Я был как в горячке и двинул всю эту кучу денег на красную – и вдруг опомнился! И только раз во весь этот вечер, во всю игру, страх прошел по мне холодом и отозвался дрожью в руках и ногах. Я с ужасом ощутил и мгновенно сознал: чтó для меня теперь значит проиграть! Стояла на ставке вся моя жизнь!
– Rouge! – крикнул крупер, – и я перевёл дух, огненные мурашки посыпались по моему телу. Со мною расплатились банковыми билетами; стало быть, всего уж четыре тысячи флоринов и восемьдесят фридрихсдоров! (Я ещё мог следить тогда за счётом.)
Затем, помнится, я поставил две тысячи флоринов опять на двенадцать средних и проиграл; поставил моё золото и восемьдесят фридрихсдоров и проиграл. Бешенство овладело мною: я схватил последние оставшиеся мне две тысячи флоринов и поставил на двенадцать первых – так, на авось, зря, без расчёта! <…>
– Quatre! – крикнул крупер. Всего, с прежнею ставкою, опять очутилось шесть тысяч флоринов. Я уже смотрел как победитель, я уже ничего, ничего теперь не боялся и бросил четыре тысячи флоринов на чёрную. Человек девять бросилось, вслед за мною, тоже ставить на чёрную. Круперы переглядывались и переговаривались. Кругом говорили и ждали.
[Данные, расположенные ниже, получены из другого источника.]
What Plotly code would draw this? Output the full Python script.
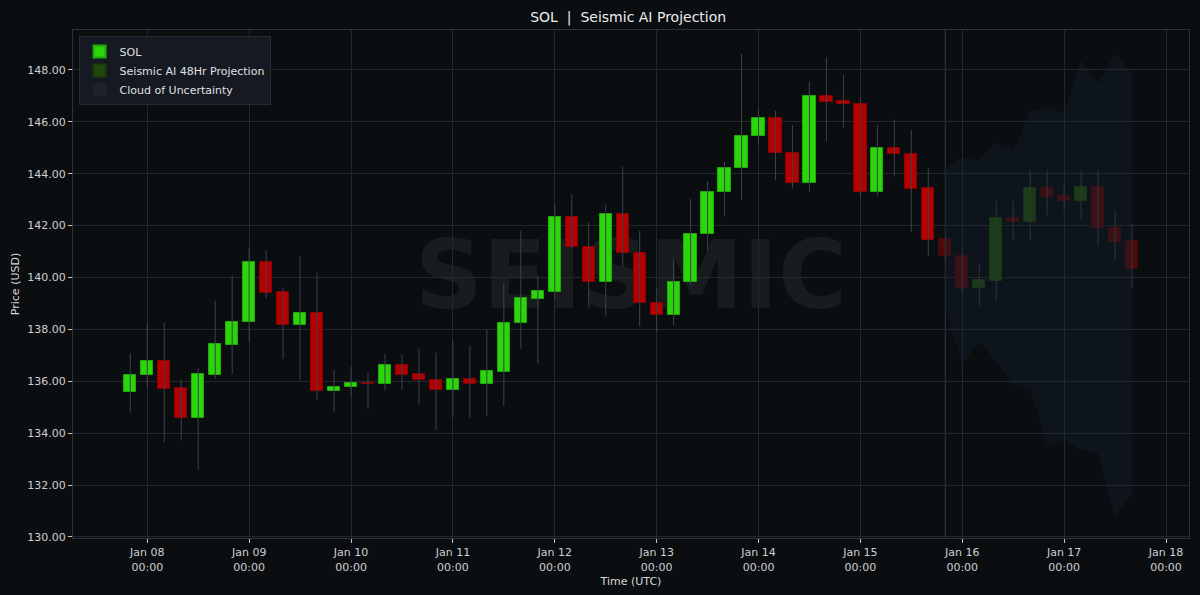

Вышла чёрная. Не помню я уж тут ни расчёта, ни порядка моих ставок. Помню только, как во сне, что я уже выиграл, кажется, тысяч шестнадцать флоринов; вдруг, тремя несчастными ударами, спустил из них двенадцать; потом двинул последние четыре тысячи на “passe” (но уж почти ничего не ощущал при этом; я только ждал, как-то механически, без мысли) – и опять выиграл; затем выиграл ещё четыре раза сряду. Помню только, что я забирал деньги тысячами…»
Затем Алексей Иванович перешёл в другую залу, третью, ещё играл и очнулся только от вскрика-информации по-французски одного из наэлектризованных зрителей-болельщиков, что он выиграл уже сто тысяч форинтов, или – двести тысяч франков! То есть – в четыре раза больше, чем требовалось для спасения Полины. Вероятно, этот перебор и сыграл свою роковую роль в случившейся катастрофе. Алексей Иванович, уже ставший Игроком, опьянённый и отравленный игрой, игорной страстью, пересилившей страсть любовную, сам себе потом признается: он не обратил внимания, что Полина, отдаваясь ему в ту ночь, была-находилась в горячечном бреду, что отдалась она ему не из любви, а из ненависти, как бы в плату за пятьдесят тысяч франков, и что она уже никогда этого ему не простит…
Ещё одна автобиографическая составляющая этого героя – его взаимоотношения с Полиной, воссоздающие перипетии любви самого Достоевского и А. П. Сусловой, послужившей прототипом героини. Образ Игрока имеет и литературные традиции: в частности, в русской литературе это – Германн из «Пиковой дамы» А. С. Пушкина, Арбенин из «Маскарада» М. Ю. Лермонтова.